The wave has washed over us. Donald Trump is America's President-Elect, stunning the world. As evangelicals seeking to engage the city of man, what are we to make of this? Here are six brief thoughts in the wake of the 2016 Presidential Election.

#1 We note that massive numbers of self-identified white evangelicals voted for Trump—80%. Overall, white evangelicals made up a large portion of voters—the Wall Street Journal put the total at 26% of the overall electorate. The percentage of white evangelicals relative to the overall vote was higher in 2016 than in 2012, 2008, and 2004, according to Pew Research. We cannot miss that many of these voters felt disaffected and directly targeted by hostile voices and recent public policies. Will Republicans learn long-standing lessons from this? Will they become a populist party? Can they do so and maintain any meaningful connection to conservative principles? Much remains to be seen.

#2 Sadly, the church is divided along racial lines–72% of nonwhite evangelicals voted for Hillary Clinton. Many onlookers would note that certain policies of Trump left racial minorities cold. The church thus has much work to do on this front, as the people of Christ must oppose nativism and ethnic bias wherever these sins may be found. Many of us feel a degree of unease about racial tensions in America, and hope for progress in days ahead. I for one am uncertain about Trump’s desire to lead in racial reconciliation. I do know this: whatever his stance as President will be, the church has the responsibility to pray for him (1 Tim. 2:5), and the divine call of portraying unity in Christ, showing the gospel makes us one new man (Eph. 1:10; 2:15).

#3 There is a good deal of discussion taking place about the religious right and its identity. Whatever your perspective, it is hard to avoid the somewhat surprising conclusion that religious folks played a pretty major role in this election. We have sometimes heard about the “silent majority” of conservatives and Christians in America, a concept many folks have recently viewed with suspicion due to lower turnout in previous presidential elections. I am not in a position to independently confirm this trend, but it seems quite possible that Trump did indeed draw religiously-identified voters who previously stayed away from the polls.

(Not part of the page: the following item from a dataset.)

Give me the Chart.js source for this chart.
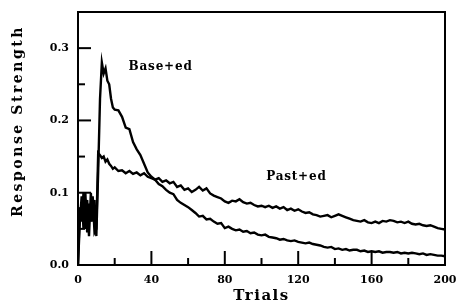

Whether this draw owes to the machinations of religious leaders or the appeal of Trump himself, it seems clear that evangelicals as a voting bloc—and a Republican-oriented one at that—have not died away, and are still powerful in national terms. This represents a reworking of the narrative many of us thought true not long ago. It also presents those of us who engage public theology with a whole range of fresh questions. I’m thankful that Southern Baptists have a body chartered to help us in just these kind of moments—the ERLC, led by statesman-theologian Russell Moore.

#4 Trump may be a wild card in the eyes of many of us, but it appears the cause of life is alive and well in America. Republicans control both the House and Senate, and we can reasonably hope that our national legislators will use their platforms to advance the cause of the unborn. I write these words tentatively, because pro-lifers as a group are well-acquainted with disappointment on the national level. But we can hope, and more importantly pray, that this will be a season in American public life in which the momentum surrounding unborn babies will continue to shift, and that countless children created in God’s image will be welcomed to life, to use Richard John Neuhaus’s famous language.

#5 We are left by this election to marvel once again at America, a nation that takes pride in upending conventional wisdom. This is a humbling season for many of us, for people from all corners of the ideological spectrum. Never has more effort been expended on prognostication and prediction than ours, and yet rarely have so many been more wrong in their assessments. Like many others, I had little awareness of the roaring wave that was about to sweep over America. There is plenty of humble pie to eat right now, and many who can justly be served a slice. (I’ll take raspberry with vanilla ice cream.)

I do not know what the future holds. I do know this: history is not traveling in a straight line. Many of us thought with certainty that Hillary Clinton would win, that religious liberty was in the crosshairs, and that the church was sure to lose cultural influence. These and other possible problems may yet pick up speed in coming days. But at the very least, the election of Trump means that our predictions must be recalculated. The cultural revolution may be delayed (possibly more). For those who see history moving in only one direction—downward—we have received a rebuke. We would do well to remember this lesson in days ahead, dark as they yet become. America, and mankind, will surprise you.

#6 Much has changed—and yet, little has changed at all. I mean this of the church. Our mandate and mission remains the same. America may prove more friendly to our views in the immediate future than many of us thought, but we have work on a much grander scale to prosecute. We have global fields that are white for harvest. We have churches in desperate need of doctrinal—biblical!—infusion. We have cities that have no gospel witness. We have scores and scores of university campuses that need campus ministries connected to local churches. We have children to raise, marriages to nurture, bonds to strengthen. We have neighbors to evangelize. If there are cultural gains of some kind made by this recent election, we must not forget that our work is largely humble, ordinary, and anonymous. The kingdom advances one soul at a time.

Conclusion

In conclusion, much in unsettled at present. For our part, I hope evangelicals and Baptists will view this election in missiological terms. As mentioned above, America is divided. Racial hostility is evident. The voters who elected Trump have rejected the current administration and are in many cases struggling to find work, to build a safety net, and to form meaningful social ties. Our country is fractured. I don’t know how you read times like these, but here’s what I see before us: a situation and setting that is as ripe as ever for gospel proclamation, for faith made visible, and for a kingdom that cannot be shaken.

Give us cultural favor or give us a jail cell—it matters not. After all, we are not here to head for the hills. We’re here to reenter the city of man, and to be the city of God.